** Start of INFORMATION SUPPLIED **

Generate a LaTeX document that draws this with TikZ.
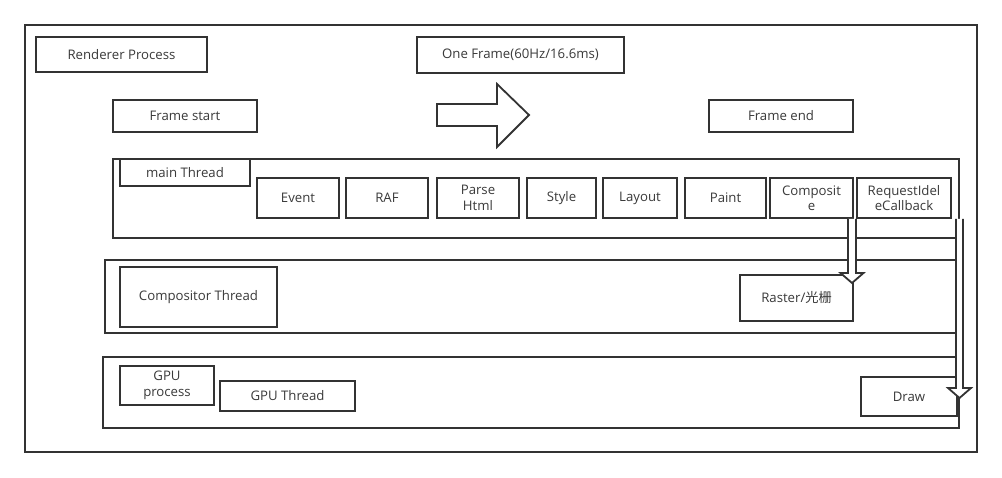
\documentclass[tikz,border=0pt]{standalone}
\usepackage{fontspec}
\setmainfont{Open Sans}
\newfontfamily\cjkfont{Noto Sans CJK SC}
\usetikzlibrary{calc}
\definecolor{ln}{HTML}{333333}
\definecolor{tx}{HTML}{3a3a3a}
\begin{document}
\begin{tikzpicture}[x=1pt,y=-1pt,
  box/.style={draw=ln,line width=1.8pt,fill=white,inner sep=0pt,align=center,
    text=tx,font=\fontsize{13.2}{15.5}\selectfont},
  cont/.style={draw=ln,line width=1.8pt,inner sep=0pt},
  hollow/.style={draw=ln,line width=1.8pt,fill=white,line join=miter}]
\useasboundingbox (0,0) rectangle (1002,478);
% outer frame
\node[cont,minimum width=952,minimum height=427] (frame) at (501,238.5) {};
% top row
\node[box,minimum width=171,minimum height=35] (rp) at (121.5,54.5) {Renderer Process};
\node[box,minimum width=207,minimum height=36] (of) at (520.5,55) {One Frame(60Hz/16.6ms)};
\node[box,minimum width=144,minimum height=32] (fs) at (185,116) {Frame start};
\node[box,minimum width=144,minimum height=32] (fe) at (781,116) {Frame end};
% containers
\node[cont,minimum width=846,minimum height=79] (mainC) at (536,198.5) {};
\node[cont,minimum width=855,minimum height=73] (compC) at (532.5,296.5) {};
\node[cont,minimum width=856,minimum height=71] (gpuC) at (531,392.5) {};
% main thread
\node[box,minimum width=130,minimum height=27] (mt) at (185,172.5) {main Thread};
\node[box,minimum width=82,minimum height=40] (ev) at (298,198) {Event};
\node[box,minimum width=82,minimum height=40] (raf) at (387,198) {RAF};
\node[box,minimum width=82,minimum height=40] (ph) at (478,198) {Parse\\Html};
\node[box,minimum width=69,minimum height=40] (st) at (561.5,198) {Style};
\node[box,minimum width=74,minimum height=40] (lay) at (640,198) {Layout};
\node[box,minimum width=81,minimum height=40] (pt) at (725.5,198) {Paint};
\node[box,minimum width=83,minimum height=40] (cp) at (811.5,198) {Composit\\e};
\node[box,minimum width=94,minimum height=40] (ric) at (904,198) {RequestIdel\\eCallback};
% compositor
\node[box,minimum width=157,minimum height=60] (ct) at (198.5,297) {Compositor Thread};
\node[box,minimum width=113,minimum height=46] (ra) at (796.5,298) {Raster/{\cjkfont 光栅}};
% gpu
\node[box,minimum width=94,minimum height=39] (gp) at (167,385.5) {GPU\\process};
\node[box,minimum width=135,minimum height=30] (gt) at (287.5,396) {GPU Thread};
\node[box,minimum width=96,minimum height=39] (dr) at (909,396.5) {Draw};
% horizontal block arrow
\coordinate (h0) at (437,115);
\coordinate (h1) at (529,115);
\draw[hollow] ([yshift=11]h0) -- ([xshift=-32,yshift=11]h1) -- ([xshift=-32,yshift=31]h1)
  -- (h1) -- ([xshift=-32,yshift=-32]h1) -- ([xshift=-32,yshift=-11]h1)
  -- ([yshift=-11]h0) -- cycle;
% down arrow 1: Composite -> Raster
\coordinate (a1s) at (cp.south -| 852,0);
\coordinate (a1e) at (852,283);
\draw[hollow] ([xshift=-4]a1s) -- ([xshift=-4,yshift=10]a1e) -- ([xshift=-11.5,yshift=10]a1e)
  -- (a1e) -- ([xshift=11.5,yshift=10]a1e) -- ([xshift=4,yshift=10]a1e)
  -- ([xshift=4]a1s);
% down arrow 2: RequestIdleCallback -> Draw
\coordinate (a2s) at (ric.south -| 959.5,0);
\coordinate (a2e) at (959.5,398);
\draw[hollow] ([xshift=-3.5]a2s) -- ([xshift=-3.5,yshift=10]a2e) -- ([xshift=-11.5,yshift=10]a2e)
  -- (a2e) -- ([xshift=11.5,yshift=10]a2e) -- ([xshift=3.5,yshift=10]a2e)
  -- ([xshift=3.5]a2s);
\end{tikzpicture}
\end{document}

** End of INFORMATION SUPPLIED **

▶ [WORK TO BE COMPLETED]
Quote the preceding listing precisely and completely, omitting its images.

▶ [ANSWER TO THE EXERCISE]
Generate a LaTeX document that draws this with TikZ.
\documentclass[tikz,border=0pt]{standalone}
\usepackage{fontspec}
\setmainfont{Open Sans}
\newfontfamily\cjkfont{Noto Sans CJK SC}
\usetikzlibrary{calc}
\definecolor{ln}{HTML}{333333}
\definecolor{tx}{HTML}{3a3a3a}
\begin{document}
\begin{tikzpicture}[x=1pt,y=-1pt,
  box/.style={draw=ln,line width=1.8pt,fill=white,inner sep=0pt,align=center,
    text=tx,font=\fontsize{13.2}{15.5}\selectfont},
  cont/.style={draw=ln,line width=1.8pt,inner sep=0pt},
  hollow/.style={draw=ln,line width=1.8pt,fill=white,line join=miter}]
\useasboundingbox (0,0) rectangle (1002,478);
% outer frame
\node[cont,minimum width=952,minimum height=427] (frame) at (501,238.5) {};
% top row
\node[box,minimum width=171,minimum height=35] (rp) at (121.5,54.5) {Renderer Process};
\node[box,minimum width=207,minimum height=36] (of) at (520.5,55) {One Frame(60Hz/16.6ms)};
\node[box,minimum width=144,minimum height=32] (fs) at (185,116) {Frame start};
\node[box,minimum width=144,minimum height=32] (fe) at (781,116) {Frame end};
% containers
\node[cont,minimum width=846,minimum height=79] (mainC) at (536,198.5) {};
\node[cont,minimum width=855,minimum height=73] (compC) at (532.5,296.5) {};
\node[cont,minimum width=856,minimum height=71] (gpuC) at (531,392.5) {};
% main thread
\node[box,minimum width=130,minimum height=27] (mt) at (185,172.5) {main Thread};
\node[box,minimum width=82,minimum height=40] (ev) at (298,198) {Event};
\node[box,minimum width=82,minimum height=40] (raf) at (387,198) {RAF};
\node[box,minimum width=82,minimum height=40] (ph) at (478,198) {Parse\\Html};
\node[box,minimum width=69,minimum height=40] (st) at (561.5,198) {Style};
\node[box,minimum width=74,minimum height=40] (lay) at (640,198) {Layout};
\node[box,minimum width=81,minimum height=40] (pt) at (725.5,198) {Paint};
\node[box,minimum width=83,minimum height=40] (cp) at (811.5,198) {Composit\\e};
\node[box,minimum width=94,minimum height=40] (ric) at (904,198) {RequestIdel\\eCallback};
% compositor
\node[box,minimum width=157,minimum height=60] (ct) at (198.5,297) {Compositor Thread};
\node[box,minimum width=113,minimum height=46] (ra) at (796.5,298) {Raster/{\cjkfont 光栅}};
% gpu
\node[box,minimum width=94,minimum height=39] (gp) at (167,385.5) {GPU\\process};
\node[box,minimum width=135,minimum height=30] (gt) at (287.5,396) {GPU Thread};
\node[box,minimum width=96,minimum height=39] (dr) at (909,396.5) {Draw};
% horizontal block arrow
\coordinate (h0) at (437,115);
\coordinate (h1) at (529,115);
\draw[hollow] ([yshift=11]h0) -- ([xshift=-32,yshift=11]h1) -- ([xshift=-32,yshift=31]h1)
  -- (h1) -- ([xshift=-32,yshift=-32]h1) -- ([xshift=-32,yshift=-11]h1)
  -- ([yshift=-11]h0) -- cycle;
% down arrow 1: Composite -> Raster
\coordinate (a1s) at (cp.south -| 852,0);
\coordinate (a1e) at (852,283);
\draw[hollow] ([xshift=-4]a1s) -- ([xshift=-4,yshift=10]a1e) -- ([xshift=-11.5,yshift=10]a1e)
  -- (a1e) -- ([xshift=11.5,yshift=10]a1e) -- ([xshift=4,yshift=10]a1e)
  -- ([xshift=4]a1s);
% down arrow 2: RequestIdleCallback -> Draw
\coordinate (a2s) at (ric.south -| 959.5,0);
\coordinate (a2e) at (959.5,398);
\draw[hollow] ([xshift=-3.5]a2s) -- ([xshift=-3.5,yshift=10]a2e) -- ([xshift=-11.5,yshift=10]a2e)
  -- (a2e) -- ([xshift=11.5,yshift=10]a2e) -- ([xshift=3.5,yshift=10]a2e)
  -- ([xshift=3.5]a2s);
\end{tikzpicture}
\end{document}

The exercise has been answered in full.